Jetzt waren sie diejenigen, die den anderen das Pausenbrot abzockten. Was sollte schief gehen, wenn die Kids Rap- Musiker werden? Als langjähriger Beobachter der Szene muss ich Sie warnen. Augen auf bei der Berufswahl Ihrer Nachkommen. Auch Rapper will gelernt sein.

Aber vermutlich ist es dafür zu spät. Sie haben Ihre Sprösslinge längst verloren. Und zwar an Jesus. Klingt altmodisch. Aber die coolen Kids sagen natürlich nicht „Jesus“. Sie sagen „Gzuz“. In Lautschrift: Dschisis. Lesen Sie mal, was passieren kann, wenn der Berufsberater wegen Corona nicht mehr kommen kann.

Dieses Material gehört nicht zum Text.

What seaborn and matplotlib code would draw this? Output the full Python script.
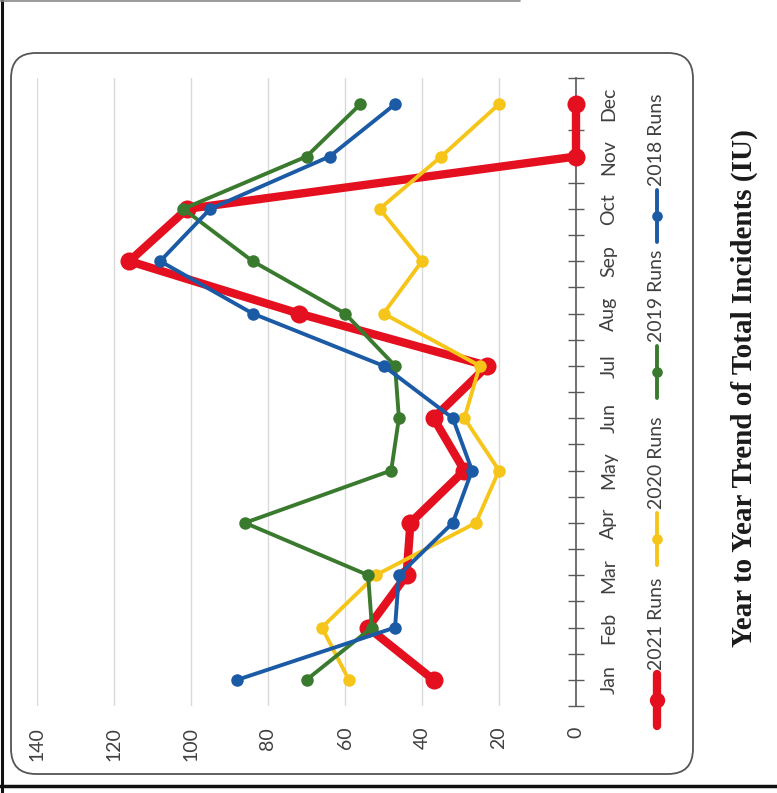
import numpy as np
import pandas as pd
import seaborn as sns
import matplotlib.pyplot as plt
from matplotlib.lines import Line2D
from matplotlib.patches import FancyBboxPatch

months = ['Jan', 'Feb', 'Mar', 'Apr', 'May', 'Jun',
          'Jul', 'Aug', 'Sep', 'Oct', 'Nov', 'Dec']
runs_2021 = [37, 54, 44, 43, 29, 37, 23, 72, 116, 101, 0, 0]
runs_2020 = [59, 66, 52, 26, 20, 29, 25, 50, 40, 51, 35, 20]
runs_2019 = [70, 53, 54, 86, 48, 46, 47, 60, 84, 102, 70, 56]
runs_2018 = [88, 47, 46, 32, 27, 32, 50, 84, 108, 95, 64, 47]
series_names = ['2021 Runs', '2020 Runs', '2019 Runs', '2018 Runs']
value_ticks = [0, 20, 40, 60, 80, 100, 120, 140]
title = 'Year to Year Trend of Total Incidents (IU)'

colors = {'2021 Runs': '#E4101F', '2020 Runs': '#F6C519',
          '2019 Runs': '#3A7A2E', '2018 Runs': '#1B5AA5'}
widths = {'2021 Runs': 6.0, '2020 Runs': 2.8, '2019 Runs': 2.8, '2018 Runs': 2.8}
msizes = {'2021 Runs': 13, '2020 Runs': 9, '2019 Runs': 9, '2018 Runs': 9}

df = pd.DataFrame({
    'pos': list(range(len(months))) * 4,
    'runs': runs_2021 + runs_2020 + runs_2019 + runs_2018,
    'series': [s for s in series_names for _ in months],
})

sns.set_style('white')
plt.rcParams['font.family'] = ['Lato', 'DejaVu Sans']

W, H = 777, 793
fig = plt.figure(figsize=(W / 100, H / 100), dpi=100)


def fx(px):
    return px / W


def fy(py):
    return 1 - py / H


# page edges of the scan
fig.add_artist(Line2D([fx(2), fx(2)], [0, 1], color='#111111', lw=2.2))
fig.add_artist(Line2D([0, 1], [fy(786), fy(786)], color='#111111', lw=2.5))
fig.add_artist(Line2D([0, fx(520)], [fy(1), fy(1)], color='#888888', lw=1.2))

# rounded chart frame
frame = FancyBboxPatch((fx(11), fy(774)), fx(693) - fx(11), fy(53) - fy(774),
                       boxstyle='round,pad=0,rounding_size=0.032',
                       transform=fig.transFigure, facecolor='none',
                       edgecolor='#555555', lw=1.3)
fig.add_artist(frame)

ax = fig.add_axes([fx(37), fy(706), fx(576) - fx(37), fy(78) - fy(706)])

for name in series_names:
    sub = df[df['series'] == name]
    sns.lineplot(data=sub, x='runs', y='pos', orient='y', ax=ax,
                 color=colors[name], linewidth=widths[name], marker='o',
                 markersize=msizes[name], markeredgewidth=0,
                 errorbar=None, legend=False, clip_on=False, zorder=3)

ax.set_xlim(140, 0)
ax.set_ylim(-0.5, 11.5)
ax.set_xlabel('')
ax.set_ylabel('')

ax.set_xticks(value_ticks)
ax.set_xticklabels([str(v) for v in value_ticks], rotation=90,
                   fontsize=14, color='#404040')
ax.tick_params(axis='x', length=0, pad=15)
ax.grid(axis='x', color='#d9d9d9', lw=1)
ax.grid(axis='y', visible=False)

ax.yaxis.tick_right()
ax.set_yticks(range(len(months)))
ax.set_yticklabels(months, rotation=90, va='center', fontsize=14, color='#404040')
ax.set_yticks(np.arange(-0.5, len(months), 1), minor=True)
ax.tick_params(axis='y', which='both', direction='inout', length=11,
               width=1, color='#595959', pad=12)

for side in ['top', 'bottom', 'left']:
    ax.spines[side].set_visible(False)
ax.spines['right'].set_color('#595959')
ax.spines['right'].set_linewidth(1.2)

# legend, drawn vertically to follow the rotation
handle_mid = {'2021 Runs': 700, '2020 Runs': 539, '2019 Runs': 372, '2018 Runs': 216}
for name in series_names:
    c = handle_mid[name]
    fig.add_artist(Line2D([fx(657), fx(657)], [fy(c + 26), fy(c - 26)],
                          color=colors[name], lw=widths[name]))
    fig.add_artist(Line2D([fx(657)], [fy(c)], color=colors[name], marker='o',
                          markersize=msizes[name] * 0.85, markeredgewidth=0))
    fig.text(fx(657), fy(c - 30), name, rotation=90, ha='center', va='bottom',
             fontsize=14, color='#404040')

fig.text(fx(744), fy(388), title, rotation=90, ha='center', va='center',
         fontfamily='Liberation Serif', fontweight='bold', fontsize=21,
         color='#1a1a1a')

fig.savefig('out.png', dpi=100)
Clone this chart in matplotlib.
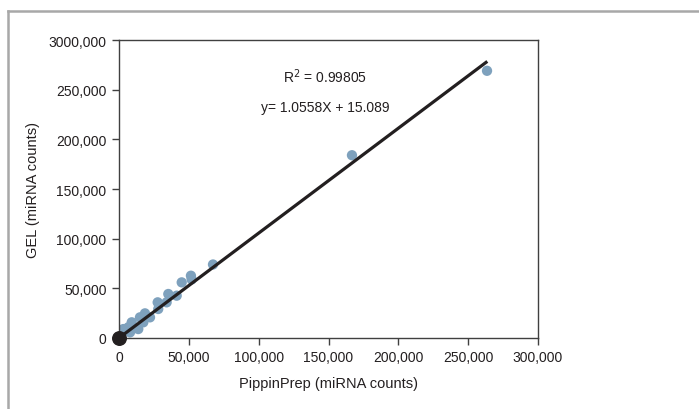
import matplotlib
matplotlib.use("Agg")
import matplotlib.pyplot as plt
from matplotlib.lines import Line2D
from matplotlib.ticker import FuncFormatter

plt.rcParams['font.family'] = ['Liberation Sans Narrow', 'Liberation Sans', 'DejaVu Sans']

# PippinPrep vs GEL miRNA counts
pippin = [3100, 6700, 7900, 9100, 13800, 15000, 17400, 18600, 22200, 27700,
          28100, 34100, 35300, 41300, 44900, 51500, 52000, 67300, 166800, 263500]
gel = [9000, 10800, 5700, 15800, 9000, 20800, 15800, 24800, 20800, 35900,
       29200, 35900, 44300, 42600, 56000, 62700, 59000, 74000, 184000, 269000]
origin_x = [0]
origin_y = [0]

slope = 1.0558
intercept = 15.089
fit_x = [0, 263700]

x_ticks = [0, 50000, 100000, 150000, 200000, 250000, 300000]
y_ticks = [0, 50000, 100000, 150000, 200000, 250000, 300000]
y_tick_labels = ['0', '50,000', '100,000', '150,000', '200,000', '250,000', '3000,000']

fig = plt.figure(figsize=(6.99, 4.10), dpi=100)
ax = fig.add_axes([119 / 699, 1 - 339 / 410, 419 / 699, 298 / 410])

ax.scatter(pippin, gel, s=55, color='#7ea1bd', edgecolors='none', zorder=2)
fit_y = [slope * v + intercept for v in fit_x]
ax.plot(fit_x, fit_y, color='#231f20', lw=2.3, zorder=3, solid_capstyle='butt')
ax.scatter(origin_x, origin_y, s=95, color='#231f20', zorder=4, clip_on=False)

ax.set_xlim(0, 300000)
ax.set_ylim(0, 300000)
ax.set_xticks(x_ticks)
ax.set_yticks(y_ticks)
ax.xaxis.set_major_formatter(FuncFormatter(lambda v, p: f'{int(v):,}'))
ax.set_yticklabels(y_tick_labels)
ax.tick_params(direction='out', length=5, width=1, color='#404040',
               labelsize=10, labelcolor='#231f20', pad=4)

for sp in ax.spines.values():
    sp.set_color('#404040')
    sp.set_linewidth(1)

ax.set_xlabel('PippinPrep (miRNA counts)', fontsize=10.5, color='#231f20', labelpad=8)
ax.set_ylabel('GEL (miRNA counts)', fontsize=10.5, color='#231f20', labelpad=6)

ax.text(147500, 264000, 'R$^2$ = 0.99805', fontsize=10, ha='center', va='center',
        color='#231f20')
ax.text(147500, 232500, 'y= 1.0558X + 15.089', fontsize=10, ha='center', va='center',
        color='#231f20')

# outer gray frame (open at right and bottom)
fig.add_artist(Line2D([8 / 699, 1], [1 - 12 / 410, 1 - 12 / 410], color='#a8a8a8',
                      lw=1.8, transform=fig.transFigure))
fig.add_artist(Line2D([8 / 699, 8 / 699], [0, 1 - 12 / 410], color='#a8a8a8',
                      lw=1.8, transform=fig.transFigure))

fig.savefig('out.png', dpi=100)
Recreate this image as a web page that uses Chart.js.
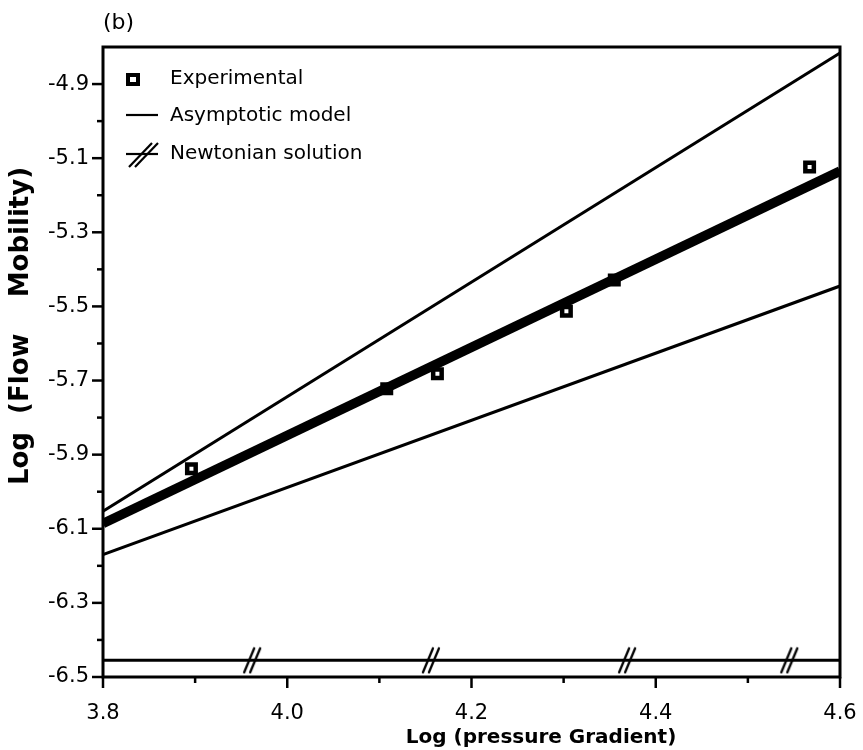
<!DOCTYPE html>
<html><head><meta charset="utf-8">
<script src="https://cdn.jsdelivr.net/npm/chart.js@4/dist/chart.umd.min.js"></script>
<style>html,body{margin:0;padding:0;background:#fff}</style>
</head><body>
<canvas id="c" width="863" height="750"></canvas>
<script>
// ---- data ----
const xTickLabels = [3.8, 4.0, 4.2, 4.4, 4.6];
const yTickLabels = [-6.5, -6.3, -6.1, -5.9, -5.7, -5.5, -5.3, -5.1, -4.9];
const lineX = [3.8, 4.6];
const expX = [3.896, 4.108, 4.163, 4.303, 4.355, 4.567];
const expY = [-5.938, -5.722, -5.682, -5.513, -5.429, -5.124];
const modelY = [-6.086, -5.135];     // thick asymptotic model line
const upperY = [-6.053, -4.816];     // upper thin line
const lowerY = [-6.170, -5.445];     // lower thin line
const newtonY = [-6.455, -6.455];    // Newtonian solution
const newtonMarkX = [3.963, 4.157, 4.370, 4.546];
const newtonMarkY = [-6.455, -6.455, -6.455, -6.455];
const xTitle = 'Log (pressure Gradient)';
const yTitle = 'Log  (Flow    Mobility)';
const panelLabel = '(b)';

const pts = (xs, ys) => xs.map((x, i) => ({x, y: ys[i]}));

function hashMark() {
  const c = document.createElement('canvas');
  c.width = 26; c.height = 28;
  const g = c.getContext('2d');
  g.strokeStyle = '#000'; g.lineWidth = 2.3; g.lineCap = 'round';
  g.beginPath(); g.moveTo(4, 26); g.lineTo(14, 2); g.stroke();
  g.beginPath(); g.moveTo(10, 26); g.lineTo(20, 2); g.stroke();
  return c;
}
const hashImg = hashMark();

const frameTicks = {
  id: 'frameTicks',
  afterDatasetsDraw(chart) {
    const {ctx, chartArea: a, scales: {x, y}} = chart;
    ctx.save();
    ctx.strokeStyle = '#000';
    ctx.lineWidth = 3;
    ctx.strokeRect(a.left, a.top, a.right - a.left, a.bottom - a.top);
    ctx.lineWidth = 2.5;
    const seg = (x1, y1, x2, y2) => { ctx.beginPath(); ctx.moveTo(x1, y1); ctx.lineTo(x2, y2); ctx.stroke(); };
    xTickLabels.forEach((v, i) => {
      const p = x.getPixelForValue(v);
      seg(p, a.bottom, p, a.bottom + 11);
      if (i < xTickLabels.length - 1) {
        const m = x.getPixelForValue((v + xTickLabels[i + 1]) / 2);
        seg(m, a.bottom, m, a.bottom + 6);
      }
    });
    yTickLabels.forEach((v, i) => {
      const p = y.getPixelForValue(v);
      seg(a.left, p, a.left - 11, p);
      if (i < yTickLabels.length - 1) {
        const m = y.getPixelForValue((v + yTickLabels[i + 1]) / 2);
        seg(a.left, m, a.left - 6, m);
      }
    });
    // legend
    const ds = chart.data.datasets;
    ctx.font = '20px "DejaVu Sans"';
    ctx.fillStyle = '#000';
    ctx.textBaseline = 'middle';
    ctx.textAlign = 'left';
    const lx = a.left + 25, tx = a.left + 67;
    ctx.lineWidth = 4;
    ctx.fillStyle = '#fff';
    ctx.fillRect(lx, 75, 10, 9);
    ctx.strokeRect(lx, 75, 10, 9);
    ctx.fillStyle = '#000';
    ctx.fillText(ds[0].label, tx, 79);
    ctx.lineWidth = 2.2;
    seg(lx - 2, 115, lx + 30, 115);
    ctx.fillText(ds[1].label, tx, 116);
    seg(lx - 2, 154, lx + 30, 154);
    seg(lx + 1, 167, lx + 24, 143);
    seg(lx + 7, 167, lx + 30, 143);
    ctx.fillText(ds[4].label, tx, 154);
    // panel label
    ctx.font = '22px "DejaVu Sans"';
    ctx.fillText(panelLabel, a.left, 23);
    // axis titles
    ctx.font = 'bold 20px "DejaVu Sans"';
    ctx.textAlign = 'center';
    ctx.fillText(xTitle, 541, 738);
    ctx.translate(21, 326);
    ctx.rotate(-Math.PI / 2);
    ctx.font = 'bold 26px "DejaVu Sans"';
    ctx.fillText(yTitle, 0, 0);
    ctx.restore();
  }
};

new Chart(document.getElementById('c'), {
  type: 'scatter',
  data: {
    datasets: [
      { label: 'Experimental', data: pts(expX, expY), showLine: false,
        pointStyle: 'rect', pointRadius: 6, borderWidth: 4.5,
        borderColor: '#000', backgroundColor: '#fff', order: 1 },
      { label: 'Asymptotic model', data: pts(lineX, modelY), showLine: true,
        borderColor: '#000', borderWidth: 9.5, pointRadius: 0, order: 0 },
      { label: 'Asymptotic model (upper)', data: pts(lineX, upperY), showLine: true,
        borderColor: '#000', borderWidth: 3, pointRadius: 0, order: 2 },
      { label: 'Asymptotic model (lower)', data: pts(lineX, lowerY), showLine: true,
        borderColor: '#000', borderWidth: 3, pointRadius: 0, order: 2 },
      { label: 'Newtonian solution', data: pts(lineX, newtonY), showLine: true,
        borderColor: '#000', borderWidth: 3, pointRadius: 0, order: 2 },
      { label: 'Newtonian marks', data: pts(newtonMarkX, newtonMarkY), showLine: false,
        pointStyle: hashImg, pointRadius: 10, order: 2 }
    ]
  },
  options: {
    responsive: false,
    animation: false,
    layout: { padding: { left: 8, right: 23, top: 47, bottom: 0 } },
    plugins: { legend: { display: false }, tooltip: { enabled: false } },
    scales: {
      x: {
        type: 'linear', min: 3.8, max: 4.6,
        afterBuildTicks: s => { s.ticks = xTickLabels.map(v => ({value: v})); },
        afterFit: s => { s.height = 73; s.paddingLeft = 0; s.paddingRight = 0; },
        grid: { display: false, drawTicks: false },
        border: { display: false },
        ticks: { padding: 24, color: '#000', maxRotation: 0, autoSkip: false,
                 font: { family: 'DejaVu Sans', size: 21 }, callback: v => v.toFixed(1) }
      },
      y: {
        type: 'linear', min: -6.5, max: -4.8,
        afterBuildTicks: s => { s.ticks = yTickLabels.map(v => ({value: v})); },
        afterFit: s => { s.width = 95; s.paddingTop = 0; s.paddingBottom = 0; },
        grid: { display: false, drawTicks: false },
        border: { display: false },
        ticks: { padding: 14, color: '#000', autoSkip: false,
                 font: { family: 'DejaVu Sans', size: 21 }, callback: v => v.toFixed(1) }
      }
    }
  },
  plugins: [frameTicks]
});
</script>
</body></html>
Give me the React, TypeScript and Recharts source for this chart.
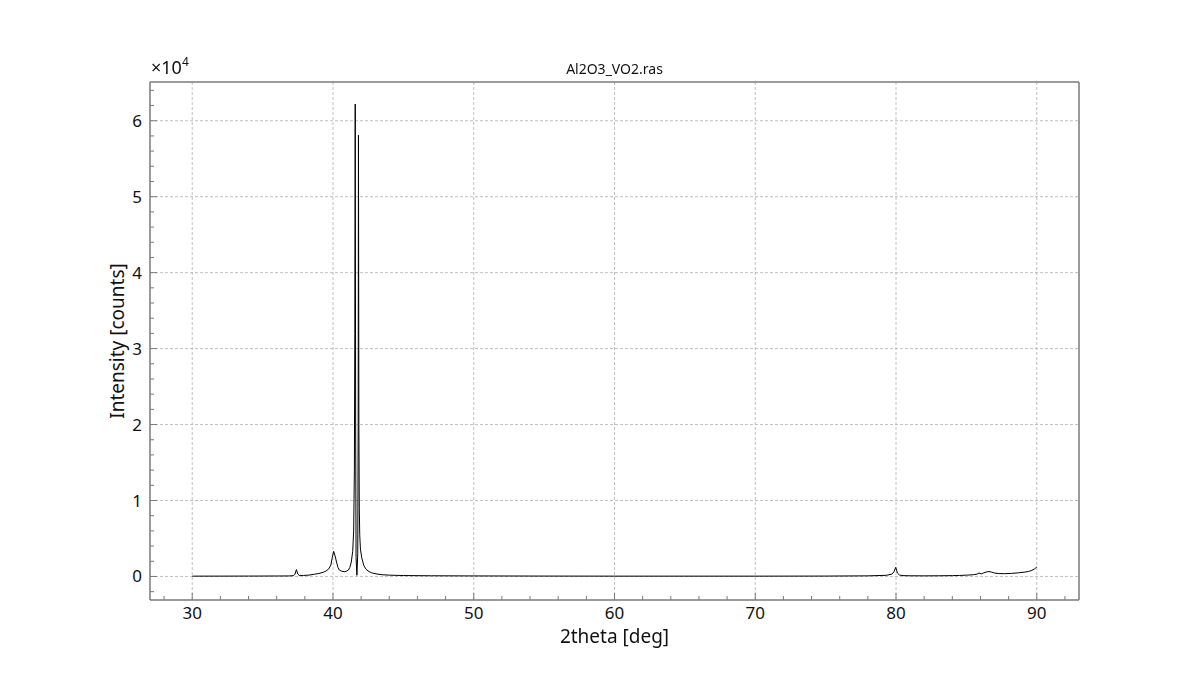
import React from 'react';
import { LineChart, Line, XAxis, YAxis, ReferenceLine } from 'recharts';

// 2theta positions (deg) and intensity (counts)
const twoTheta = [
  30, 32, 34, 36, 36.9, 37.2, 37.3, 37.4, 37.5, 37.6, 37.9, 38.3, 38.7, 39.0, 39.3, 39.5, 39.7, 39.85,
  39.95, 40.05, 40.15, 40.25, 40.35, 40.45, 40.6, 40.8, 40.95, 41.1, 41.2, 41.3, 41.4, 41.47, 41.52,
  41.55, 41.58, 41.61, 41.64, 41.7, 41.76, 41.79, 41.81, 41.84, 41.87, 41.9, 41.95, 42.05, 42.2, 42.35,
  42.55, 42.75, 42.9, 43.2, 43.5, 44, 45, 47, 50, 55, 60, 65, 70, 75, 78, 79.3, 79.7, 79.85, 79.98,
  80.1, 80.25, 80.5, 81, 82, 83, 84, 84.5, 85, 85.5, 85.75, 85.9, 86.05, 86.2, 86.4, 86.6, 86.8, 87.0,
  87.3, 87.7, 88.2, 88.7, 89.1, 89.4, 89.65, 89.85, 90,
];
const counts = [
  40, 45, 50, 60, 70, 110, 300, 900, 320, 140, 130, 180, 300, 390, 550, 700, 1000, 1500,
  2500, 3300, 2700, 1900, 1200, 850, 700, 620, 680, 850, 1200, 1900, 3300, 6000, 14000,
  32000, 62200, 20000, 2500, 150, 3000, 20000, 58100, 20000, 9000, 5500, 3600, 2400, 1400, 950,
  650, 480, 400, 300, 230, 170, 120, 90, 70, 50, 40, 40, 40, 50, 80, 150, 300, 600, 1200,
  450, 180, 110, 90, 80, 90, 110, 130, 170, 230, 300, 450, 330, 450, 580, 650, 560, 450,
  380, 370, 400, 480, 560, 650, 800, 1000, 1250,
];

const xMajorTicks = [30, 40, 50, 60, 70, 80, 90];
const xMinorTicks = [28, 32, 34, 36, 38, 42, 44, 46, 48, 52, 54, 56, 58, 62, 64, 66, 68, 72, 74, 76, 78, 82, 84, 86, 88, 92];
const yMajorTicks = [0, 10000, 20000, 30000, 40000, 50000, 60000];
const yTickLabels = ['0', '1', '2', '3', '4', '5', '6'];
const yMinorTicks = [
  -2000, 2000, 4000, 6000, 8000, 12000, 14000, 16000, 18000, 22000, 24000, 26000, 28000,
  32000, 34000, 36000, 38000, 42000, 44000, 46000, 48000, 52000, 54000, 56000, 58000, 62000, 64000,
];

const xDomain = [27, 93];
const yDomain = [-3100, 65100];

const data = twoTheta.map((x, i) => ({ x, y: counts[i] }));

const FONT = '"Noto Sans", "DejaVu Sans", sans-serif';
const AXIS = '#7a7a7a';
const GRID = '#b0b0b0';
const TEXT = '#111';

const XTick = (props: any) => {
  const { x, y, payload } = props;
  const v = payload.value;
  const major = xMajorTicks.includes(v);
  return (
    <g>
      <line x1={x} x2={x} y1={y} y2={y - (major ? 7 : 4)} stroke={AXIS} strokeWidth={1} />
      {major && (
        <text x={x} y={y + 19} textAnchor="middle" fontSize={17} fontFamily={FONT} fill={TEXT}>
          {v}
        </text>
      )}
    </g>
  );
};

const YTick = (props: any) => {
  const { x, y, payload } = props;
  const v = payload.value;
  const idx = yMajorTicks.indexOf(v);
  const major = idx >= 0;
  return (
    <g>
      <line x1={x} x2={x + (major ? 7 : 4)} y1={y} y2={y} stroke={AXIS} strokeWidth={1} />
      {major && (
        <text x={x - 8} y={y + 6} textAnchor="end" fontSize={17} fontFamily={FONT} fill={TEXT}>
          {yTickLabels[idx]}
        </text>
      )}
    </g>
  );
};

export default function App() {
  const xTicks = [...xMajorTicks, ...xMinorTicks].sort((a, b) => a - b);
  const yTicks = [...yMajorTicks, ...yMinorTicks].sort((a, b) => a - b);
  return (
    <div style={{ position: 'fixed', left: 0, top: 0, width: 1200, height: 675, background: '#fff' }}>
      <LineChart width={1200} height={675} data={data} margin={{ top: 82, right: 121, bottom: 74, left: 149 }}>
        <XAxis
          dataKey="x"
          type="number"
          domain={xDomain}
          ticks={xTicks}
          interval={0}
          allowDataOverflow
          height={1}
          tickSize={0}
          tickMargin={0}
          tick={<XTick />}
          axisLine={{ stroke: AXIS, strokeWidth: 1.5 }}
          tickLine={false}
        />
        <YAxis
          type="number"
          domain={yDomain}
          ticks={yTicks}
          interval={0}
          allowDataOverflow
          width={1}
          tickSize={0}
          tickMargin={0}
          tick={<YTick />}
          axisLine={{ stroke: AXIS, strokeWidth: 1.5 }}
          tickLine={false}
        />
        {xMajorTicks.map((v) => (
          <ReferenceLine key={'gx' + v} x={v} stroke={GRID} strokeDasharray="3 2" strokeWidth={0.8} />
        ))}
        {yMajorTicks.map((v) => (
          <ReferenceLine key={'gy' + v} y={v} stroke={GRID} strokeDasharray="3 2" strokeWidth={0.8} />
        ))}
        <ReferenceLine x={xDomain[1]} stroke={AXIS} strokeWidth={1.5} />
        <ReferenceLine y={yDomain[1]} stroke={AXIS} strokeWidth={1.5} />
        <Line
          type="linear"
          dataKey="y"
          stroke="#000"
          strokeWidth={1}
          dot={false}
          activeDot={false}
          isAnimationActive={false}
        />
      </LineChart>
      <div style={{ position: 'absolute', left: 0, width: 1229, top: 59, textAlign: 'center', fontFamily: FONT, fontSize: 14, color: TEXT }}>
        Al2O3_VO2.ras
      </div>
      <div style={{ position: 'absolute', left: 151, top: 56, fontFamily: FONT, fontSize: 18, lineHeight: '22px', color: TEXT }}>
        ×10<span style={{ fontSize: 12, position: 'relative', top: -8 }}>4</span>
      </div>
      <div style={{ position: 'absolute', left: 0, width: 1229, top: 623, textAlign: 'center', fontFamily: FONT, fontSize: 19, color: TEXT }}>
        2theta [deg]
      </div>
      <div
        style={{
          position: 'absolute',
          left: 117,
          top: 341,
          transform: 'translate(-50%, -50%) rotate(-90deg)',
          fontFamily: FONT,
          fontSize: 19,
          color: TEXT,
          whiteSpace: 'nowrap',
        }}
      >
        Intensity [counts]
      </div>
    </div>
  );
}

Kristoffer Jonas Klauß ist 33 Jahre alt. Weil es mit der Selbstreflexion bereits in der fünften Klasse Brüche gibt, nennt er sich „Gzuz“. Und beginnt zu rappen: Vulgärer Brüllgesang mit schlaffem Satzbau trifft proletarische Schlagzeugbeats. Aufgelockert durch poetische Zwischenrufe („Halt die Fresse, Wichser!“). Gzuz verdient sogar Geld damit. Doch er schafft es nicht in die erste Liga der Rapper mit Clan-Zugang. Obwohl er bemüht ist: Verstöße gegen das Waffengesetz, Drogenbesitz, versuchter Diebstahl und die Inthronisation jedes Rappers: Körperverletzung. Zweifellos alles nur Missverständnisse. Irrtümlich wurde Gzuz dann wegen der vermeintlichen Verwechslungen zu 18 Monaten Haft plus Geldstrafe verurteilt. Wie, verurteilt? Als Rapper? Voll die Demütigung. Da johlen die Bushidos der Nation. Das war es freilich mit der Karriere von Gzuz. In völliger Verzweiflung verstößt Gzuz dann gegen die Rap-Omerta. Und legt gegen die Verurteilung Berufung ein. Gibt zu, eine Frau gewatscht zu haben. Immerhin ohne Schlagring und auf das jesuanische „die halte auch die andere Wange hin“ verzichtend. Doch jetzt wird es windelweich. Fremdschämen im Rapper-Milieu. Gzuz soll sich zweimal bei der Frau entschuldigt haben. Schon bei einer einzigen Entschuldigung droht jedem Rapper die Inquisition.

Aber zweimal? Warum nicht gleich Arafat Abou-Chaker bei Anne Will des Waffenhandels beschuldigen? Doch die Spirale geht unerbittlich nach unten. Denn das Gericht verknackt ihn im März während der Berufungsverhandlung zu acht Monaten Knast. Strafrabatt inkludiert. „Damit Dschisis weich fällt“, höhnt es durch die Rap-Posse. Und wohl auch, weil Gzuz vor dem Urteil wimmerte, „er sei heute ein anderer Mann“. Und noch mal ein anderer, wenn er wieder aus dem Knast kommt, prophezeien böse Rap-Zungen. Es ist viel schief gegangen bei Dschisis. Vielleicht nehmen Sie Ihren Kindern nun das schief sitzende Rap-Cap ab und sagen ganz pädagogisch: Du, wir müssen mal reden.